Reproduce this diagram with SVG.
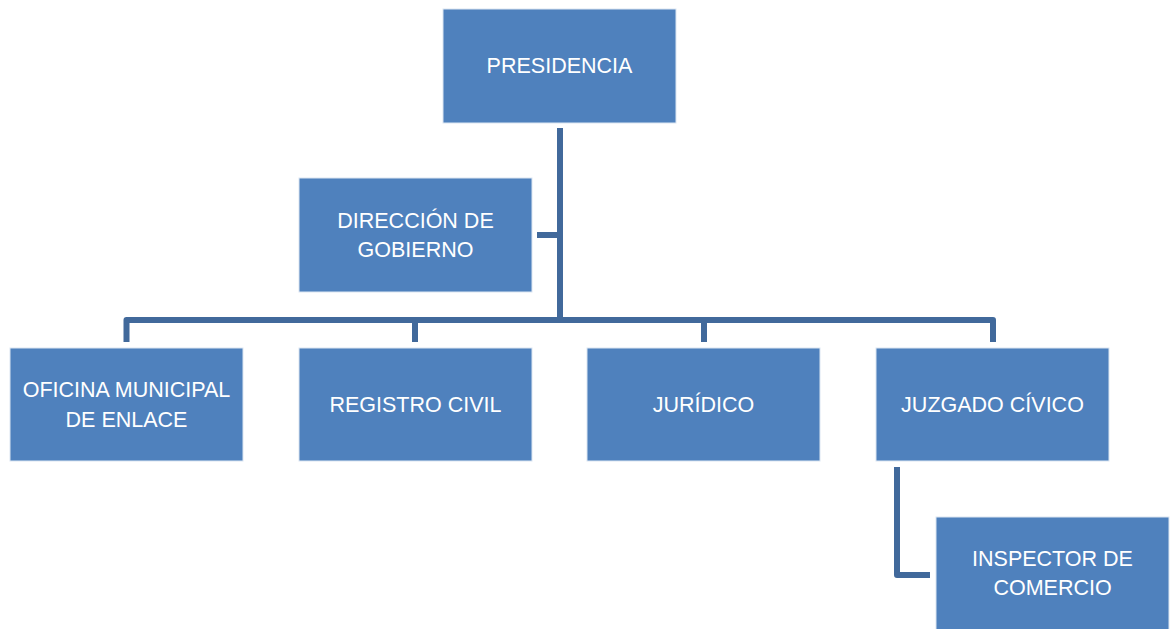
____________________
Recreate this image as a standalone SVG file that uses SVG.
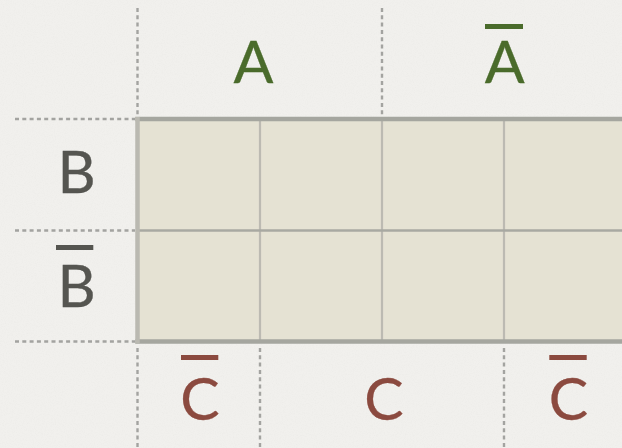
____________________
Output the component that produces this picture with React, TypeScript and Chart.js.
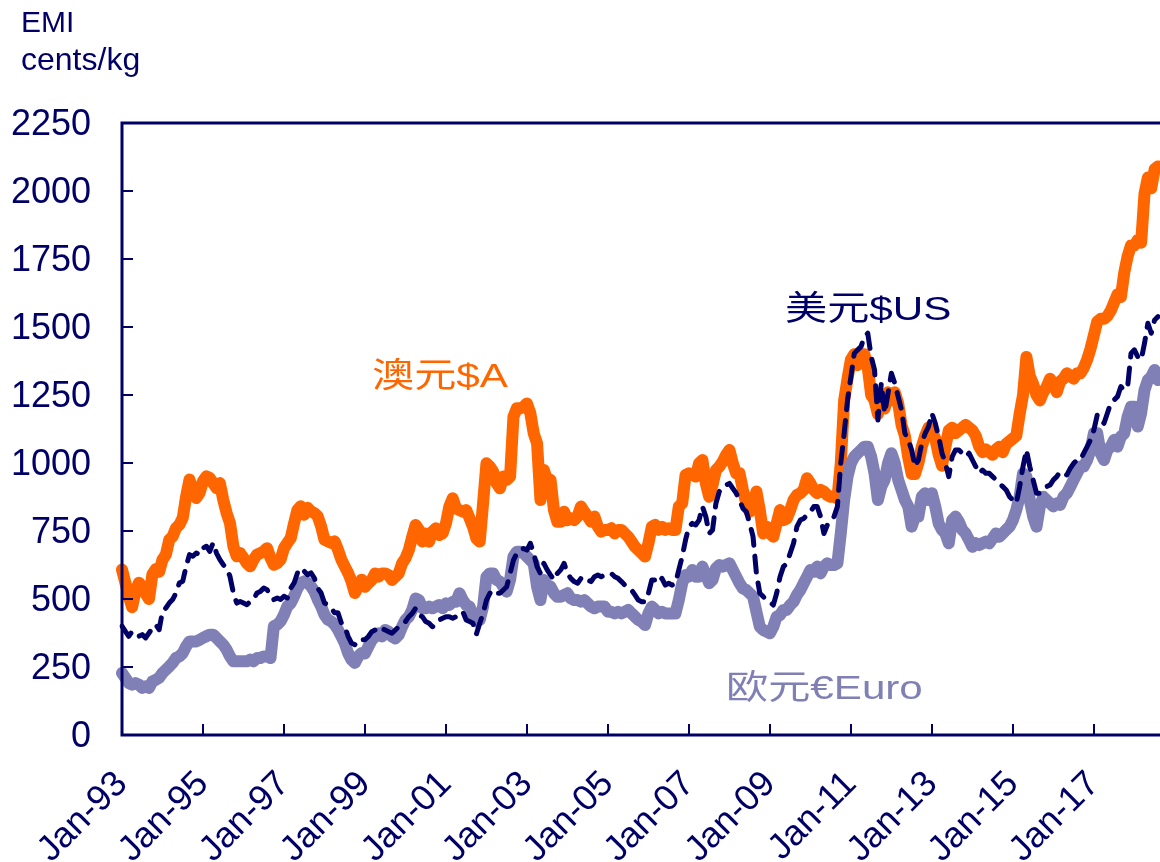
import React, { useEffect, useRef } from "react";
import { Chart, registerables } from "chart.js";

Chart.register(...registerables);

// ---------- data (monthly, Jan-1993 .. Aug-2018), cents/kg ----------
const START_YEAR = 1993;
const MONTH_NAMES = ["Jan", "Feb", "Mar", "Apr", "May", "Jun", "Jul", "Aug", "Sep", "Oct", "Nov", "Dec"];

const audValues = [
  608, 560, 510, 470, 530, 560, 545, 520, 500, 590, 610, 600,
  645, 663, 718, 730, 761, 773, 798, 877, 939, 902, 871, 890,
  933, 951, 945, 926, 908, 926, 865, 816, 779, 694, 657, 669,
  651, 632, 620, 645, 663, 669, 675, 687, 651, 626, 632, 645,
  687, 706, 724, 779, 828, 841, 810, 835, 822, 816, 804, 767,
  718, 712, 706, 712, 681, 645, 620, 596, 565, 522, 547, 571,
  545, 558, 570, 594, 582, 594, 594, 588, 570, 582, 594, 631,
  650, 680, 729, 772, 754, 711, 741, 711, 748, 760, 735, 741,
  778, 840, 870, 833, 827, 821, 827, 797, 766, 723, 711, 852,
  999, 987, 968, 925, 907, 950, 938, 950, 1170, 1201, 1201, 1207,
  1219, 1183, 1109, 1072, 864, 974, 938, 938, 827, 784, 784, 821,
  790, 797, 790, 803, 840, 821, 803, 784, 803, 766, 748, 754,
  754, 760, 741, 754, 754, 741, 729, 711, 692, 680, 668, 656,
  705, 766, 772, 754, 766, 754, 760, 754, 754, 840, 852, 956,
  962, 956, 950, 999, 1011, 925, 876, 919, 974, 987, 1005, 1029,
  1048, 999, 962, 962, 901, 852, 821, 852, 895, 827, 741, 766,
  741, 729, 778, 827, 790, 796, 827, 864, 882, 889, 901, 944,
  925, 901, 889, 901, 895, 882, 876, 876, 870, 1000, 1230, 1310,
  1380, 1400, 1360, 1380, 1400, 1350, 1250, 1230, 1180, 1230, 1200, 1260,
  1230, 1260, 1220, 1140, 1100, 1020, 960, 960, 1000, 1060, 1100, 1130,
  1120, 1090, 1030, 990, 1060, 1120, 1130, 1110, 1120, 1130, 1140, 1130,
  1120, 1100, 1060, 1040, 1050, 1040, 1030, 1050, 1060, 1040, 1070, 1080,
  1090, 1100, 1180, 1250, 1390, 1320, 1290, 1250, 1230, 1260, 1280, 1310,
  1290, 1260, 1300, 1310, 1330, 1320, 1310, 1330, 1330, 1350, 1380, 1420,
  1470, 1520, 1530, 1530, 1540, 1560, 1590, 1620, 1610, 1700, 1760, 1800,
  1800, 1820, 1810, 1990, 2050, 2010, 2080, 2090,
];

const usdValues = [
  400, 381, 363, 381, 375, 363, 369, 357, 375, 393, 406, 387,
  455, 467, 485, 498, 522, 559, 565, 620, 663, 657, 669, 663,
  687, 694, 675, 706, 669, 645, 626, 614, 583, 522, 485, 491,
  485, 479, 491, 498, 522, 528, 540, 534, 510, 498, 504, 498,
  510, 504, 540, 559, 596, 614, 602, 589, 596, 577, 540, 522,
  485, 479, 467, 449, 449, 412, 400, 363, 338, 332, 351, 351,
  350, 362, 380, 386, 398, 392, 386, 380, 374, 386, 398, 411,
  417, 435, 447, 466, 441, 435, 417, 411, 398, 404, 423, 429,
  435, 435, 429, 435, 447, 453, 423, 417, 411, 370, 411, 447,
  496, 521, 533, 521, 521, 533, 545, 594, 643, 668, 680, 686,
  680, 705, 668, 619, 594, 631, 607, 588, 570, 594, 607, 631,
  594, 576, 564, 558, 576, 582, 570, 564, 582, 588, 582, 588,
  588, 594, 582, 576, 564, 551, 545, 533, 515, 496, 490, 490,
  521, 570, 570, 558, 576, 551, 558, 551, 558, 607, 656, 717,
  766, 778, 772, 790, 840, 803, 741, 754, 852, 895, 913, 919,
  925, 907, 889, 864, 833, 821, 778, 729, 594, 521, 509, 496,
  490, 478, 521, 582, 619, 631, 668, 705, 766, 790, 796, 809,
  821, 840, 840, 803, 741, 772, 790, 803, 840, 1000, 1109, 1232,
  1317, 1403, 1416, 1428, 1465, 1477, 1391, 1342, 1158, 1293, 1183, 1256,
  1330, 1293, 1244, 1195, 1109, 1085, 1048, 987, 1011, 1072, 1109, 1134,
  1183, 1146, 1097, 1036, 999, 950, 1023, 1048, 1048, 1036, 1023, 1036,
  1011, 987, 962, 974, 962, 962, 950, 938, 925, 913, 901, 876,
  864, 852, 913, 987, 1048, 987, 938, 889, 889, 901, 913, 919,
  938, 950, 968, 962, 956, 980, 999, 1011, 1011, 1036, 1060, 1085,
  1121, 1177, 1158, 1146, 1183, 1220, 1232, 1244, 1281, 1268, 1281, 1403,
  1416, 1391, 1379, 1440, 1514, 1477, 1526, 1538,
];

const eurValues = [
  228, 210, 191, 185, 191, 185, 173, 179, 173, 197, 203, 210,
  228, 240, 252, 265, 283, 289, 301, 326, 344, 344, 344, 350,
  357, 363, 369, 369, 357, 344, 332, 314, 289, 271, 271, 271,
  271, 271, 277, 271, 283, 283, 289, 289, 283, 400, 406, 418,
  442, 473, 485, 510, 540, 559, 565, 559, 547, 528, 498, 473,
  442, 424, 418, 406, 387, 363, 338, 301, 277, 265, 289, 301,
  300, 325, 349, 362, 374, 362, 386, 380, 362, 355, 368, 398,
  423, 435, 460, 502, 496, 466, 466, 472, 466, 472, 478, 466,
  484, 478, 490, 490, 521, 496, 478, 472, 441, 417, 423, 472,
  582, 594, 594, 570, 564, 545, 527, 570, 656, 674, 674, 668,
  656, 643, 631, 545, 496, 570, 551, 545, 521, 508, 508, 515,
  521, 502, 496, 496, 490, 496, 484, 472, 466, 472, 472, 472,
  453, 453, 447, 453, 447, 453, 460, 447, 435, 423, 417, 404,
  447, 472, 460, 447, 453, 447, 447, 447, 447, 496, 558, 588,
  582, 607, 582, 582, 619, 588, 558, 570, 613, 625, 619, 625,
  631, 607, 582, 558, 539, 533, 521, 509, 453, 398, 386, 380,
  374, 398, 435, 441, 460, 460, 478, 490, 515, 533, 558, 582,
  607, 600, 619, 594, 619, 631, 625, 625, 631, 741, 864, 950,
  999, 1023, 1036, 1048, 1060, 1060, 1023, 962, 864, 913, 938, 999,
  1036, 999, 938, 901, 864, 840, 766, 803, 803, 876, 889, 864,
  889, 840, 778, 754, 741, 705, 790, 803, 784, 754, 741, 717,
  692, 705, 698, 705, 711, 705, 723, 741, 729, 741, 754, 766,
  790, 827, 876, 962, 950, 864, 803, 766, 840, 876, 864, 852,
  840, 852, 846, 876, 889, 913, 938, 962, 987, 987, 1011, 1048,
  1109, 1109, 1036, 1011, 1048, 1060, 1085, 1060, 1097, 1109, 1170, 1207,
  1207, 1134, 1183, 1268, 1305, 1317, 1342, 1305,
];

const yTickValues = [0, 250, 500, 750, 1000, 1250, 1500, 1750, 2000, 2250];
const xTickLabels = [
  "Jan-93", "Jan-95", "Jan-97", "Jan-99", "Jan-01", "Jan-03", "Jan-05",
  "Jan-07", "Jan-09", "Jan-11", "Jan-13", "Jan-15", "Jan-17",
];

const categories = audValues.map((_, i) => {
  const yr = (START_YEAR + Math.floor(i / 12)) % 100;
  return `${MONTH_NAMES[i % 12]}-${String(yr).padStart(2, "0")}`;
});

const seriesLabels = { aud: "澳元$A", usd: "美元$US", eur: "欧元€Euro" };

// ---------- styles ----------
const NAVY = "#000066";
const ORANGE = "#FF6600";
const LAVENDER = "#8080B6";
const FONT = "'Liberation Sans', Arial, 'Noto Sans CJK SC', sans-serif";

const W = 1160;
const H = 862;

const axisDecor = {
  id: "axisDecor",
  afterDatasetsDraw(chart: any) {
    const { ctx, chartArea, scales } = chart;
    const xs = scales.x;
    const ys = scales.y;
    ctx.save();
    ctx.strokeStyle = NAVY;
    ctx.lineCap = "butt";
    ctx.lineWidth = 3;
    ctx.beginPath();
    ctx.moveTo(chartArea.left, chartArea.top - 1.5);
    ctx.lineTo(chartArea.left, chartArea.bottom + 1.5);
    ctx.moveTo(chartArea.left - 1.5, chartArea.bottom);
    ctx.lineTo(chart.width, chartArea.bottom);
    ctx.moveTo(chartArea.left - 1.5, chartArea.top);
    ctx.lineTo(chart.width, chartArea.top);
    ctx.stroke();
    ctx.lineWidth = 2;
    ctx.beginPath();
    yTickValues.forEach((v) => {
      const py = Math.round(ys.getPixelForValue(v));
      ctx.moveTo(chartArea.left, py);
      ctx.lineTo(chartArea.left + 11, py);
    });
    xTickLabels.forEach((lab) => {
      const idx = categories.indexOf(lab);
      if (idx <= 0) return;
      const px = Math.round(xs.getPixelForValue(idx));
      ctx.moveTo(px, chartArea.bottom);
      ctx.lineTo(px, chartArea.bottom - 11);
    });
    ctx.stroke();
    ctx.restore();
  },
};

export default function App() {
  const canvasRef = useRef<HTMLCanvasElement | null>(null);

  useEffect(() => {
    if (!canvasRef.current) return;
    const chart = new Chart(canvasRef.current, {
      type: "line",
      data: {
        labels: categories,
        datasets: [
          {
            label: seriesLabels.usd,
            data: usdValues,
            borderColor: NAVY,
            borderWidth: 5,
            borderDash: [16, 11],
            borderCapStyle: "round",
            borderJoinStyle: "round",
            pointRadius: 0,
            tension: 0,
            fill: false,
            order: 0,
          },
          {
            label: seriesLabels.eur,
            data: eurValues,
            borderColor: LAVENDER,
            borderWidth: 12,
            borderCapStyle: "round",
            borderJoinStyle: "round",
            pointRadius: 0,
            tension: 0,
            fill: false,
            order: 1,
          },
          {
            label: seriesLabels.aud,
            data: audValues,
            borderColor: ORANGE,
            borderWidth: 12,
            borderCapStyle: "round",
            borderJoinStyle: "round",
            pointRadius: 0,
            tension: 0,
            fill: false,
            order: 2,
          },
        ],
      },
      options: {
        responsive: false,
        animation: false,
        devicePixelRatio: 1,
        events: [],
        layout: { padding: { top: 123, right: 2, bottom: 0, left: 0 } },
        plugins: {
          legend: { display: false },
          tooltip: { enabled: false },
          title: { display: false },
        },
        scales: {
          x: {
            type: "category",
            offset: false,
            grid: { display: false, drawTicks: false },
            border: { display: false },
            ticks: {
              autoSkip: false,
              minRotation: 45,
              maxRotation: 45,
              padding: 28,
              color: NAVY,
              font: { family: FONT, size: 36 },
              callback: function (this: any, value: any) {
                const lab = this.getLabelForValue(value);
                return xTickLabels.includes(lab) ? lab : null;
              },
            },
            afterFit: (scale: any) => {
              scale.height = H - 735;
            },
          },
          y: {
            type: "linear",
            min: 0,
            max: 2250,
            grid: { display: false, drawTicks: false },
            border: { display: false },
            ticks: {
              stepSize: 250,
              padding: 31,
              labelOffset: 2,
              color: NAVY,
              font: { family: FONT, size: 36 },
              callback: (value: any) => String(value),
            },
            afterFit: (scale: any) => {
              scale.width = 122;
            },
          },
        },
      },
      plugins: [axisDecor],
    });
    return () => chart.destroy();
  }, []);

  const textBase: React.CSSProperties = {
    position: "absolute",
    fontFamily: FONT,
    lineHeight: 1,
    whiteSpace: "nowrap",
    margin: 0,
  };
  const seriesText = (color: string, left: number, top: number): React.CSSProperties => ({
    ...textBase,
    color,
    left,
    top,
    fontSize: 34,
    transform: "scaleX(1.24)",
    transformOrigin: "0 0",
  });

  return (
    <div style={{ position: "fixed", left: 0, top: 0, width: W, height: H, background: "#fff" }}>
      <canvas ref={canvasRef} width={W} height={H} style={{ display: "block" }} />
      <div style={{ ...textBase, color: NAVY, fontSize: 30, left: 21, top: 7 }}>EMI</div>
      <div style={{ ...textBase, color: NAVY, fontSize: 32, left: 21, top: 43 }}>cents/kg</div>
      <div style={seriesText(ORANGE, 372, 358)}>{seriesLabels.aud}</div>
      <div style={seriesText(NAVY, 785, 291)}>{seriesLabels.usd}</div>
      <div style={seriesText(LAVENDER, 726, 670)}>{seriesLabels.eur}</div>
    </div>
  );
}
____________________
■ DIRECTION ■
Would you restate, exactly and with no pictures, the lines of the entries above from the one containing "Output the component" through the one containing "Chart.register(...registerables);"?

■ EXERCISE RESULT ■
Output the component that produces this picture with React, TypeScript and Chart.js.
import React, { useEffect, useRef } from "react";
import { Chart, registerables } from "chart.js";

Chart.register(...registerables);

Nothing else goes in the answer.